Come per gli altri, anche le loro storie vengono contestualizzate nel più ampio insieme delle dinamiche sociali e politiche del Fódlan, il che rafforza anche l’idea della pervasività degli equilibri sovrapersonali nel vissuto individuale. Tra gli altri personaggi spiccano minoranze etniche (Dedue non ritiene sé e i propri simili degni del rispetto degli altri dopo l’incidente del Duscur; Petra ha sistematici problemi con lo studio della lingua del Fódlan e sogna continuamente di tornare alla propria terra), e quindi dinamiche di integrazione o discriminazione, vari tipi di personalità, di vicende, di rapporti con la famiglia, il retaggio, l’autorità o le ambizioni individuali.
Il nutrito gruppo di protagonisti offre così una visione sfaccettata, stratificata e complessa della guerra che, benché possa apparire volgare e stilizzata, è in realtà preziosa nel dare a chi gioca la possibilità di scorgere la complessità di processi bellici e storici, spesso motivati da ragioni emotive, politiche, religiose e così via.
Troviamo qualcosa di simile in giochi come Valkyria Chronicles, o più in generale in tutti quei titoli memoriali di cui parlano anche Holger Pötzsch e Vít Šisler. Con l’evolversi del racconto in base alle scelte dell’utente, inoltre, nella seconda parte si ha modo di parteggiare per una fazione e di combattere all’ultimo sangue contro le altre: sperimentando in questo modo, anche attraverso più partite consecutive, una riflessione sintetica sulla relatività del bene e del male in uno scontro fratricida.
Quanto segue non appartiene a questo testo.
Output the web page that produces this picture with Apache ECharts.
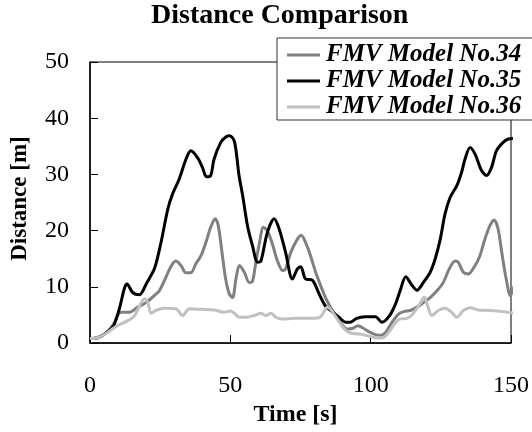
<!DOCTYPE html>
<html>
<head>
<meta charset="utf-8">
<script src="https://cdn.jsdelivr.net/npm/echarts@6/dist/echarts.min.js"></script>
<style>
  html, body { margin: 0; padding: 0; background: #fff; }
  #root { width: 532px; height: 432px; }
</style>
</head>
<body>
<div id="root"></div>
<script>
// series names (legend order)
var names = ['FMV Model No.34', 'FMV Model No.35', 'FMV Model No.36'];
var colors = ['#808080', '#000000', '#c0c0c0'];

// [time s, distance m]
var no34 = [[0,0.8],[3,1.0],[6,1.9],[8.5,3.5],[9.9,5.0],[11.1,5.5],[14.1,5.5],[17,6.4],[20,7.2],[23,8.5],
  [24.7,9.3],[26.5,11.1],[28.8,13.6],[30.6,14.6],[32.4,13.8],[34.2,12.5],[35.9,12.5],[37.7,14.1],[39.5,15.5],
  [41.3,17.9],[43,20.6],[44.6,22.1],[45.7,20.9],[47.2,15.5],[48.3,11.5],[49.6,8.8],[50.8,8.1],[52,11.4],
  [53.2,13.8],[55,12.6],[56.7,10.8],[57.9,11],[59.1,14.4],[60.3,17.6],[61.8,20.6],[63.2,20],[65,17.6],
  [66.8,14.6],[68.6,12.9],[69.7,13.2],[71.5,16.1],[73.9,18.5],[75.3,19.2],[76.8,17.9],[78.6,15.5],[80.4,12.6],
  [82.2,10.2],[83.9,8.1],[85.7,6.4],[87.5,4.9],[89.3,3.6],[91.6,2.5],[93.4,2.6],[95.5,3.1],[97.5,2.6],
  [99.5,2.0],[101.7,1.5],[103.5,1.4],[105.3,1.9],[107.6,3.7],[110,5.2],[111.8,5.6],[114.1,5.8],[116.5,6.4],
  [118.8,7.2],[121.2,8.1],[123.6,9.3],[125.9,10.8],[128,13.2],[130.1,14.6],[131.2,14.4],[133,12.6],
  [134.8,12.3],[137.2,13.8],[138.9,15.5],[140.7,18.5],[142.5,20.9],[144,21.9],[145.4,20.3],[146.9,15.5],
  [148.3,11.4],[149.8,8.4],[151.3,10.5]];

var no35 = [[0,0.8],[3,1.0],[6,1.9],[8.5,3.2],[10.5,6.2],[12.3,9.8],[13.2,10.5],[15.2,9.0],[17.6,8.6],
  [20.3,10.8],[23,13.3],[25.3,17.9],[27.7,23.8],[29.4,26.5],[31.8,29.2],[34.2,32.7],[35.9,34.2],[38.3,33.0],
  [40.1,31.2],[41.5,29.6],[43,29.8],[44.2,32.7],[46.6,35.7],[48.5,36.7],[49.8,36.9],[51.5,35.8],[53.1,29.8],
  [54.4,26.2],[56.1,20.9],[57.9,17.3],[59.7,14.4],[60.9,14.6],[63.2,19.7],[65.6,22.1],[67.4,20.3],[69.7,16.1],
  [72.1,11.4],[73.9,13.2],[75.1,13.6],[76.8,11.4],[79.2,11.2],[81.6,8.8],[83.9,6.6],[86.3,5.6],[88.7,4.6],
  [91.2,3.7],[92.8,3.7],[95,4.4],[98,4.7],[101.7,4.7],[104,3.7],[106.6,4.8],[108.8,6.9],[110.5,9.3],
  [112.5,11.8],[114.7,10.3],[116.5,9.4],[118.8,10.8],[121.2,12.6],[123,15],[124.8,18.5],[126.5,23],
  [128.3,25.9],[130.7,28],[132.4,30.4],[133.6,32.7],[135.4,34.8],[137.2,33.6],[139.5,30.7],[141.3,29.8],
  [143.1,31.3],[144.8,34.2],[147.2,35.7],[149,36.3],[151,36.4]];

var no36 = [[0,0.8],[3,1.0],[6,1.8],[8.2,2.6],[10.5,3.3],[13.5,4.0],[15.8,4.8],[17.6,6.6],[19.4,7.9],
  [20.6,7.2],[21.8,5.3],[23.5,5.8],[26.5,6.2],[30.6,6.1],[33,4.9],[35.4,6.1],[39.5,6.0],[44.2,5.9],
  [47.8,5.5],[50.1,5.7],[51.4,5.3],[53.2,4.6],[55.6,4.6],[58.5,4.9],[60.9,5.3],[62.7,4.9],[64.5,5.3],
  [66.2,4.6],[68.6,4.3],[72.7,4.4],[77.5,4.4],[81.6,4.5],[83.4,5.6],[84.6,6.4],[86.3,5.6],[88.1,4.3],
  [90.5,2.6],[92.8,1.8],[96.3,1.6],[99.9,1.2],[102.2,0.9],[104.6,1.0],[106.4,1.9],[108.2,3.2],[110.5,4.3],
  [112.9,4.4],[114.7,5.0],[116.5,6.2],[117.9,7.3],[119.1,8.2],[120.3,6.6],[121.8,4.9],[124.1,5.8],
  [126.5,6.2],[128.8,5.5],[130.7,4.6],[133,5.8],[135.4,6.3],[138.3,5.9],[142.5,5.8],[147.2,5.6],[151.3,5.3]];

var seriesData = [no34, no35, no36];

var FONT = 'Liberation Serif';

var myChart = echarts.init(document.getElementById('root'), null, { renderer: 'canvas' });

var series = [];
for (var i = 0; i < names.length; i++) {
  series.push({
    name: names[i],
    type: 'line',
    data: seriesData[i],
    showSymbol: false,
    smooth: 0.3,
    clip: false,
    color: colors[i],
    lineStyle: { width: 3, color: colors[i] }
  });
}

var option = {
  backgroundColor: '#fff',
  animation: false,
  title: {
    text: 'Distance Comparison',
    left: 151,
    top: 2,
    padding: 0,
    textStyle: { fontFamily: FONT, fontWeight: 'bold', fontSize: 28, lineHeight: 28, color: '#000' }
  },
  legend: {
    data: names,
    orient: 'vertical',
    left: 277,
    top: 38,
    padding: [4, 60, 0, 10],
    itemGap: 0,
    itemWidth: 33,
    itemHeight: 3,
    icon: 'rect',
    backgroundColor: '#fff',
    borderColor: '#333',
    borderWidth: 1,
    textStyle: { fontFamily: FONT, fontWeight: 'bold', fontStyle: 'italic', fontSize: 25, lineHeight: 26, color: '#000', padding: [0, 0, 0, 1] }
  },
  grid: {
    left: 90, top: 62, width: 421.5, height: 282,
    show: true, borderColor: '#000', borderWidth: 1
  },
  xAxis: {
    type: 'value', min: 0, max: 150, interval: 50,
    name: 'Time [s]', nameLocation: 'middle', nameGap: 57,
    nameTextStyle: { fontFamily: FONT, fontWeight: 'bold', fontSize: 24, color: '#000', padding: [0, 10, 0, 0] },
    axisLine: { show: true, lineStyle: { color: '#000', width: 1.5 } },
    axisTick: { show: true, inside: true, length: 8, lineStyle: { color: '#000' } },
    axisLabel: { margin: 31, fontFamily: FONT, fontSize: 24, color: '#000' },
    splitLine: { show: false }
  },
  yAxis: {
    type: 'value', min: 0, max: 50, interval: 10,
    name: 'Distance [m]', nameLocation: 'middle', nameGap: 58, nameRotate: 90,
    nameTextStyle: { fontFamily: FONT, fontWeight: 'bold', fontSize: 23, color: '#000', padding: [0, 0, 0, 8] },
    axisLine: { show: true, lineStyle: { color: '#000', width: 1.5 } },
    axisTick: { show: true, inside: true, length: 8, lineStyle: { color: '#000' } },
    axisLabel: { margin: 21, fontFamily: FONT, fontSize: 24, color: '#000', padding: [10, 0, 0, 0] },
    splitLine: { show: false }
  },
  series: series
};

myChart.setOption(option);
</script>
</body>
</html>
Risorse per la memoria, minacce per la storia: alcuni limiti di Fire Emblem: Three Houses
Durante Fire Emblem: Three Houses ho avuto modo di conoscere e approfondire la dimensione umana di vari personaggi destinati a scrivere la storia del loro mondo. Ho avuto modo di mettere in dubbio la verità del mondo così come mi veniva raccontata dalla Chiesa di Seiros e di dubitare delle intenzioni degli ideali per cui combattevo; di lottare in difesa di icone o simboli del passato del Fódlan, e al fianco di chi era disposto a morire per loro; ho ordinato ai miei compagni di massacrare eserciti in ritirata per impedire che organizzassero un contrattacco; e più in generale ho fatto esperienza di un contesto che, per quanto indirettamente, parlava del passato e del modo in cui siamo soliti rievocarlo o fantasticarlo. Ho cioè conosciuto un universo narrativo e ludico memoriale, teso alla riflessione (anche involontaria) sulla storia intesa come entità flessibile, sparpagliata, più volte rimediata e rielaborata.
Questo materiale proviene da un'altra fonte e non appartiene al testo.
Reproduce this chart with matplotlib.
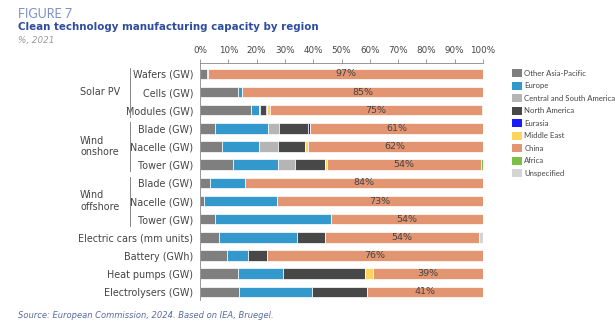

Non solo Fire Emblem: Three Houses può svolgere un efficace “lavoro di memoria” a livello narrativo e di worldbuilding, ma può anche invitare a una certa riflessione meta-storica, metaforizzando o rievocando processi che possiamo riconoscere nel passato, o ricondurre al passato. Conviene definire il titolo, anziché come “videogioco storico”, come “videogioco memoriale”: solo in questo modo è possibile analizzare la sua partecipazione a un più ampio e stratificato processo di rimodulazione e ri-attualizzazione del passato, che rimanda a diversi brand di memoria ed esemplifica l’intrinseca mutabilità e vulnerabilità della storia.
È interessante notare che grazie, alla prospettiva memoriale, è possibile rivalutare i vari limiti del videogioco e del suo modo di rapportarsi al passato. Tra questi limiti citiamo la rappresentazione della morte, che per la maggior parte del tempo non comporta conseguenze narrative rilevanti o sul lungo termine; la stilizzazione con cui vengono rappresentati scontri armati, massacri, esecuzioni e perfino torture; il potere del protagonista di riavvolgere il tempo per impedire che dei compagni muoiano, che problematizza la possibilità stessa di Fire Emblem: Three Houses di porsi come riflessione meta-storica sulla vulnerabilità o mutevolezza dei processi storici, ma la lista potrebbe allungarsi per un bel po’.
È interessante notare che questi vizi di forma, problematici e oggetti di studio per gli historical game studies, da una prospettiva ‘memoriale’ possano diventare risorse per una concreta riflessione sul modo in cui ci ricordiamo il passato: Three Houses rappresenta la morte, la violenza, o la storia come processi in-fieri, da riavvolgere e modificare a piacimento, da manipolare e raccontare di nuovo.
In questo senso, come il videogioco storico dice qualcosa su cosa sia la storia, e come si possa storicizzare un periodo, analogamente il videogioco memoriale ci invita a riflettere su come la nostra memoria sia, proprio in quanto memoria, distante dalla realtà del passato e situata nel presente. Ma questa, mi si passi il gioco di parole, è un’altra storia ancora.